Me encontré con la leyenda en la exhibición sobre La sombra a través de la pintura, que se expone en el Paseo La Castellana en ese imponente museo Thyssen Bornemiza en Madrid, el mejor legado que pudo recibir ese país, fruto de la relación sentimental de la Tita Cervera con el millonario barón. Para los que no están al tanto, el barón Thyssen fue uno de los más grandes coleccionistas de arte en este siglo y gracias al amor, estas maravillas se quedaron en Madrid. Al recorrer “las sombras” plasmadas en lienzos desde el Renacimiento, pasando por el Barroco, el Romanticismo, el Simbolismo, el Impresionismo, hasta nuestros días, tuve tiempo de reflexionar. ¿Qué seríamos nosotros sin nuestras sombras? ¿No son nuestras sombras las que nos proporcionan la existencia? ¿No existimos gracias a ellas?

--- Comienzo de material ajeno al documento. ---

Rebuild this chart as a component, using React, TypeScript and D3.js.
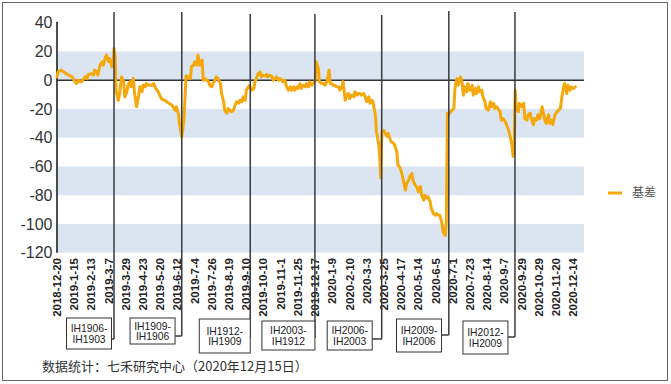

Es más. Creo que la sombra es el alma, nuestra conciencia. Ese “pepe grillo” que tenemos siempre pegado a la piel y al cual nunca le podemos mentir. Pienso en el Doctor Merengue, aquel cómic que desafortunadamente se perdió en las sombras del olvido que siempre delataba las verdaderas intenciones del “doctor”, sacándole a la luz de su sombra  sus demonios interiores y las oscuridades de su verdadero yo. Creo además que cada uno se merece su sombra. Existen sombras frágiles y transparentes. Otras son pesadas y grotescas. Los muertos no tienen sombra. Esta fue la primera que huyó de sus despojos carnales. ¿Hacia dónde parten? No lo sé.

Sí. La sombra es nuestro hálito. Es el soplo de vida que nos acompaña desde que nacemos. Que nos habla por medio de sus figuras siempre diferentes, dependiendo de cómo estemos erguidos ante el sol. No en vano tenemos las expresiones coloquiales y ancestrales, casi como un manual de sabiduría y brújula primitiva: “Ojo, ese tiene mala sombra”; “Al que a buen árbol se arrima, buena sombra lo cobija”; “Tiene el sol a sus espaldas”; “Sombras nada más entre tu vida y la mía...”; “Tengo pensamientos sombríos”.

La sombra no miente. Nos refleja tal cual. Muchas veces se burla de nosotros y en sus líneas nos vemos alargados como lombrices flacas, o regordetes como pompones. Los perfiles los distorsiona, semejándonos a águilas en busca de una presa o a hocicos de bóxer achatados y sin forma. La sombra no hace venias. Cuando las hacemos serviles, ellas simplemente se encogen como queriendo desaparecer. Cuando nos alzamos como dioses, se estiran tratando de escaparse de nuestra estridente pretensión. Sin la sombra no existiríamos. Seríamos tal vez una pobre sombra de nosotros mismos. La sombra siempre es oscura y sencilla. No le gusta disfrazarse ni adornarse de abalorios. En la sombra no salen los destellos de los diamantes, ni las arandelas conque nos adornamos. Las sombras no distinguen de clases sociales ni económicas. Cada uno tiene la suya. Intransferible. Única. Irrepetible. Es la única que juega con el sol.